Check out srt forums they run similar frame sized turbo's all the time. Both will be perfect for a street machine.


----------



## PjS860ct (Dec 22, 2002)

whats your whp goal? 

personally I like the billet Precision turbos better than BW turbos... with the price alone is a:thumbup: and you can also custom make it with whatever compressor and exhaust housings you want with the price staying the same :thumbup: 

(_I still bought a BW for my project bcus I got a very good deal on it  but Ill still get my billet as backup _ :screwy::laugh: ) 

:beer:


----------



## Amsterdam087 (Dec 31, 2007)

good read from the srt forum, love that site :thumbup: 


http://www.srtforums.com/forums/f169/billet-precision-turbocharger-info-550198/index23.html


----------



## d18tfoltz (Feb 5, 2009)

thanks for all the helpful info, i'm getting the pte


----------



## Amsterdam087 (Dec 31, 2007)

d18tfoltz said:


> thanks for all the helpful info, i'm getting the pte


 
last i knew of you can also get the anti surge cover at no additional cost :thumbup:


----------



## 6765VR6 (Jul 30, 2009)

Amsterdam087 said:


> last i knew of you can also get the anti surge cover at no additional cost :thumbup:


 I got the anti surge comp housing with my billet 6765, no additional charge for it.


----------



## vr6turbo500whp (Apr 20, 2010)

Good choice my next turbo will be a PTE6765 billet t4 .81


----------



## PjS860ct (Dec 22, 2002)

vr6turbo500whp said:


> Good choice my next turbo will be a PTE6765 billet t4 .81


 me too! but with the .96


----------



## d18tfoltz (Feb 5, 2009)

> Originally Posted by Amsterdam087
> last i knew of you can also get the anti surge cover at no additional cost


 thats what i'm getting is this here http://www.ctsturbo.com/products/Precision_HP5857_Billet-356-101.html 
with the .63ar and 5 bolt. 

there is one thing i forgot, what oil restrictor am i going to need for the turbo, or do i need one?


----------



## 6765VR6 (Jul 30, 2009)

d18tfoltz said:


> thats what i'm getting is this here http://www.ctsturbo.com/products/Precision_HP5857_Billet-356-101.html
> with the .63ar and 5 bolt.
> 
> there is one thing i forgot, what oil restrictor am i going to need for the turbo, or do i need one?
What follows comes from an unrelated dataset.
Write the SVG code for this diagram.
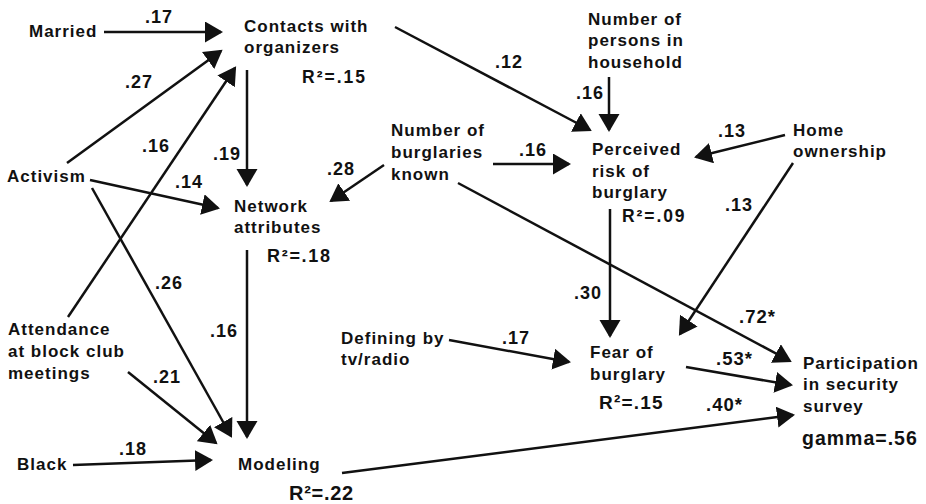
<svg xmlns="http://www.w3.org/2000/svg" width="926" height="504" viewBox="0 0 926 504">
<style>
text{font-family:"Liberation Sans",Arial,sans-serif;font-weight:bold;fill:#111;}
.n{font-size:17px;letter-spacing:1px;}
.c{font-size:18px;letter-spacing:1px;}
.s{font-size:18.5px;letter-spacing:1px;}
#edges line{stroke:#111;stroke-width:2.5;fill:none;marker-end:url(#ah);}
</style>
<defs>
<marker id="ah" markerUnits="userSpaceOnUse" markerWidth="19" markerHeight="22" refX="16" refY="10.5" orient="auto">
<path d="M0,0 L18,10.5 L0,21 z" fill="#111"/>
</marker>
</defs>
<rect width="926" height="504" fill="#fff"/>
<g id="edges">
<line x1="104" y1="32" x2="221" y2="32"/>
<line x1="67" y1="163" x2="221" y2="51"/>
<line x1="68" y1="317" x2="235" y2="68"/>
<line x1="90" y1="180" x2="218" y2="208"/>
<line x1="92" y1="188" x2="231" y2="436"/>
<line x1="128" y1="372" x2="216" y2="443"/>
<line x1="73" y1="465" x2="211" y2="460"/>
<line x1="247" y1="70" x2="247" y2="185"/>
<line x1="247" y1="250" x2="247" y2="437"/>
<line x1="384" y1="165" x2="331" y2="201"/>
<line x1="395" y1="27" x2="590" y2="130"/>
<line x1="609" y1="77" x2="609" y2="130"/>
<line x1="493" y1="164" x2="569" y2="164"/>
<line x1="785" y1="135" x2="696" y2="157"/>
<line x1="610" y1="209" x2="610" y2="336"/>
<line x1="793" y1="163" x2="680" y2="334"/>
<line x1="458" y1="183" x2="790" y2="361"/>
<line x1="449" y1="340" x2="569" y2="362"/>
<line x1="686" y1="367" x2="791" y2="385"/>
<line x1="342" y1="473" x2="793" y2="415"/>
</g>
<g id="labels">
<text class="c" x="145" y="23">.17</text>
<text class="c" x="125" y="88">.27</text>
<text class="c" x="142" y="152">.16</text>
<text class="c" x="175" y="188">.14</text>
<text class="c" x="213" y="160">.19</text>
<text class="c" x="155" y="289">.26</text>
<text class="c" x="210" y="337">.16</text>
<text class="c" x="153" y="383">.21</text>
<text class="c" x="119" y="455">.18</text>
<text class="c" x="327" y="175">.28</text>
<text class="c" x="495" y="68">.12</text>
<text class="c" x="576" y="99">.16</text>
<text class="c" x="519" y="156">.16</text>
<text class="c" x="718" y="137">.13</text>
<text class="c" x="725" y="211">.13</text>
<text class="c" x="574" y="299">.30</text>
<text class="c" x="502" y="344">.17</text>
<text class="s" x="739" y="323">.72*</text>
<text class="s" x="716" y="365">.53*</text>
<text class="s" x="706" y="411">.40*</text>
</g>
<g id="married"><text class="n" x="29" y="37">Married</text></g>
<g id="contacts">
<text class="n" x="244" y="32">Contacts with</text>
<text class="n" x="244" y="53">organizers</text>
<text x="302" y="83" style="font-size:17.5px;letter-spacing:2px">R²=.15</text>
</g>
<g id="activism"><text class="n" x="7" y="182">Activism</text></g>
<g id="network">
<text class="n" x="234" y="212">Network</text>
<text class="n" x="234" y="233">attributes</text>
<text x="267" y="262" style="font-size:18px;letter-spacing:1.7px">R²=.18</text>
</g>
<g id="attendance">
<text class="n" x="8" y="335">Attendance</text>
<text class="n" x="8" y="357">at block club</text>
<text class="n" x="8" y="379">meetings</text>
</g>
<g id="black"><text class="n" x="17" y="470">Black</text></g>
<g id="modeling">
<text class="n" x="238" y="470">Modeling</text>
<text x="289" y="500" style="font-size:20px;letter-spacing:0.7px">R²=.22</text>
</g>
<g id="burglaries">
<text class="n" x="391" y="136">Number of</text>
<text class="n" x="391" y="158">burglaries</text>
<text class="n" x="391" y="180">known</text>
</g>
<g id="household">
<text class="n" x="588" y="25">Number of</text>
<text class="n" x="588" y="46">persons in</text>
<text class="n" x="588" y="68">household</text>
</g>
<g id="perceived">
<text class="n" x="592" y="155">Perceived</text>
<text class="n" x="592" y="177">risk of</text>
<text class="n" x="592" y="198">burglary</text>
<text x="622" y="222" style="font-size:17.5px;letter-spacing:1.9px">R²=.09</text>
</g>
<g id="home">
<text class="n" x="793" y="136">Home</text>
<text class="n" x="793" y="157">ownership</text>
</g>
<g id="defining">
<text class="n" x="341" y="344">Defining by</text>
<text class="n" x="341" y="365">tv/radio</text>
</g>
<g id="fear">
<text class="n" x="590" y="358">Fear of</text>
<text class="n" x="590" y="380">burglary</text>
<text x="599" y="409" style="font-size:19px;letter-spacing:1.2px">R²=.15</text>
</g>
<g id="participation">
<text class="n" x="803" y="369">Participation</text>
<text class="n" x="803" y="390">in security</text>
<text class="n" x="803" y="412">survey</text>
<text x="802" y="445" style="font-size:19.5px;letter-spacing:1px">gamma=.56</text>
</g>
</svg>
 My 6765 came with an oil restrictor.


----------



## V-dubbulyuh (Nov 13, 2005)

d18tfoltz said:


> there is one thing i forgot, what oil restrictor am i going to need for the turbo, or do i need one?


 No you don't need an external one, as stated by the post prior to this, the restrictor on their BB units is integrated in the feed already. :thumbup:


----------



## vr6turbo500whp (Apr 20, 2010)

PjS860ct said:


> me too! but with the .96


 

I was thinking about the .96 to save the transmission but I am scared that it will spool way to late. Where do you think it will start to spool full boost at with a .96? Are you going with BB or journal? 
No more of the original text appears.